Tuning the metastore
Generally, you need to limit concurrent connections to Hive metastore. As the number of open connections increases, so does latency. Issues with the backend database, improper Hive use, such as extremely complex queries, a connection leak, and other factors can affect performance.
General Metastore Tuning in CDP Private Cloud Base
Try making the following changes to tune HMS performance:
- Ensure that a single query accesses no more than 10,000 table partitions. If the query joins tables, calculate the combined partition count accessed across all tables.

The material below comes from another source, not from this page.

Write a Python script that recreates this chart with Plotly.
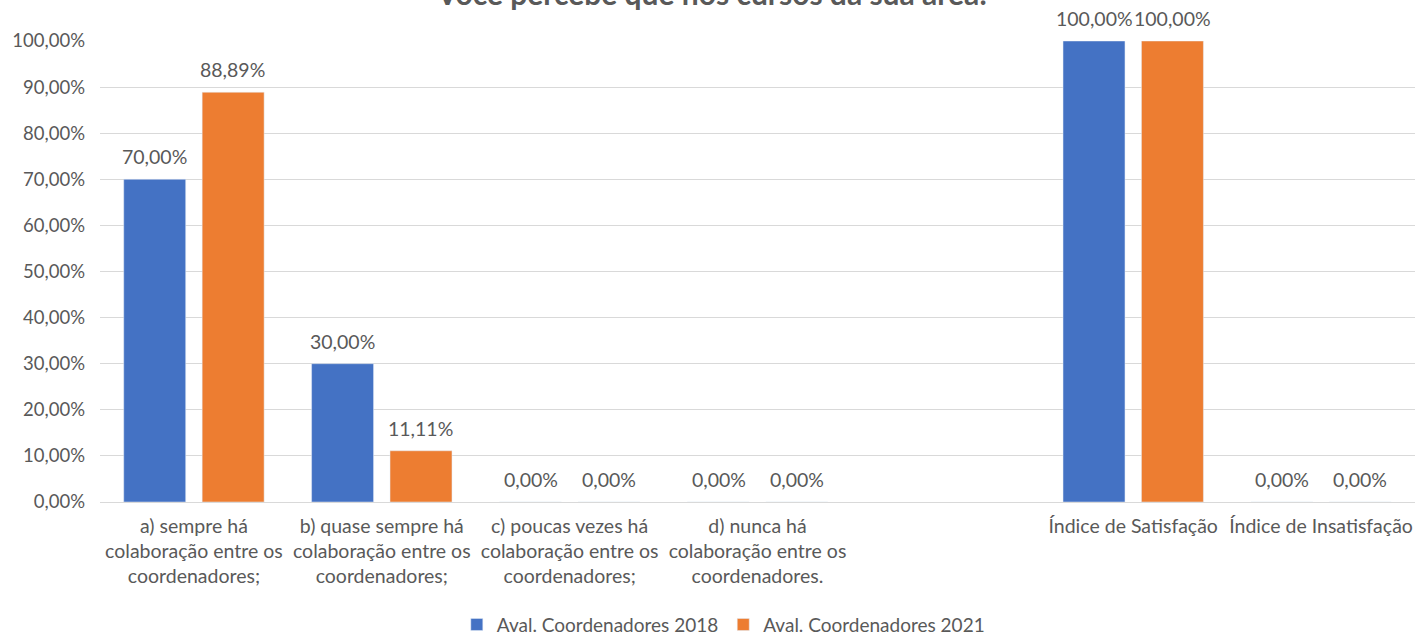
import plotly.graph_objects as go

categories = [
    "a) sempre há<br>colaboração entre os<br>coordenadores;",
    "b) quase sempre há<br>colaboração entre os<br>coordenadores;",
    "c) poucas vezes há<br>colaboração entre os<br>coordenadores;",
    "d) nunca há<br>colaboração entre os<br>coordenadores.",
    " ",
    "Índice de Satisfação",
    "Índice de Insatisfação",
]
values_2018 = [0.70, 0.30, 0.0, 0.0, None, 1.00, 0.0]
values_2021 = [0.8889, 0.1111, 0.0, 0.0, None, 1.00, 0.0]
series_names = ["Aval. Coordenadores 2018", "Aval. Coordenadores 2021"]
colors = ["#4472C4", "#ED7D31"]
title_text = "Você percebe que nos cursos da sua área:"

font_family = "Lato, 'Open Sans', sans-serif"
gray = "#595959"

fig = go.Figure()
for name, vals, col in zip(series_names, [values_2018, values_2021], colors):
    fig.add_trace(go.Bar(
        x=categories, y=vals, name=name, marker_color=col,
        cliponaxis=False,
    ))

# data labels placed above each bar, slightly raised like the reference
for vals, shift in zip([values_2018, values_2021], [-39, 39]):
    for cat, v in zip(categories, vals):
        if v is None:
            continue
        fig.add_annotation(x=cat, y=v, xref="x", yref="y", text=f"{v*100:.2f}%".replace(".", ","),
                           showarrow=False, xshift=shift, yshift=9, yanchor="bottom",
                           font=dict(size=19.5, color=gray, family=font_family))

fig.add_annotation(text="<b>" + title_text + "</b>", xref="paper", yref="paper",
                   x=0.465, y=1.104, xanchor="center", yanchor="middle",
                   showarrow=False, font=dict(size=30, color=gray, family=font_family))

fig.update_layout(
    width=1415, height=637,
    separators=",.",
    paper_bgcolor="white", plot_bgcolor="white",
    font=dict(family=font_family, color=gray, size=18),
    margin=dict(l=100, r=0, t=41, b=135, autoexpand=False),
    barmode="group", bargap=0.165, bargroupgap=0.21,
    legend=dict(orientation="h", x=0.474, xanchor="center", y=-0.266, yanchor="middle",
                font=dict(size=19, color=gray), itemwidth=30, traceorder="normal"),
    showlegend=True,
)
fig.update_yaxes(range=[0, 1.0], dtick=0.1, tickformat=".2%", showgrid=True,
                 gridcolor="#D9D9D9", gridwidth=1, zeroline=True, zerolinecolor="#D9D9D9",
                 zerolinewidth=1, showline=False, ticks="", ticklabelstandoff=14,
                 tickfont=dict(size=18.5, color=gray))
fig.update_xaxes(showline=False, ticks="", tickangle=0, tickfont=dict(size=19.5, color=gray),
                 ticklabelstandoff=10)

fig.write_html("out.html", config={"displayModeBar": False},
               post_script="document.body.style.margin='0';document.body.style.overflow='hidden';")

- Tune the backend (the RDBMS). HiveServer connects to HMS, and only HMS connects to the
RDBMS. The longer the backend takes, the more memory the HMS needs to respond to the same
requests. Limit the number of connections in the backend database.
MySQL: For example, in /etc/my.cnf:
[mysqld] datadir=/var/lib/mysql max_connections=8192 . . .
MariaDB: For example, in /etc/systemd/system/mariadb.service.d/limits.conf:
[Service] LimitNOFILE=24000 . . .
- Use default thrift properties
(8K):
hive.server2.async.exec.threads 8192 hive.server2.async.exec.wait.queue.size 8192 hive.server2.thrift.max.worker.threads 8192
- Set
datanucleus.connectionPool.maxPoolSize
for your applications. For example, if poolSize = 100, with 3 HMS instances (one dedicated to compaction), and with 4 pools per server, you can accommodate 1200 connections.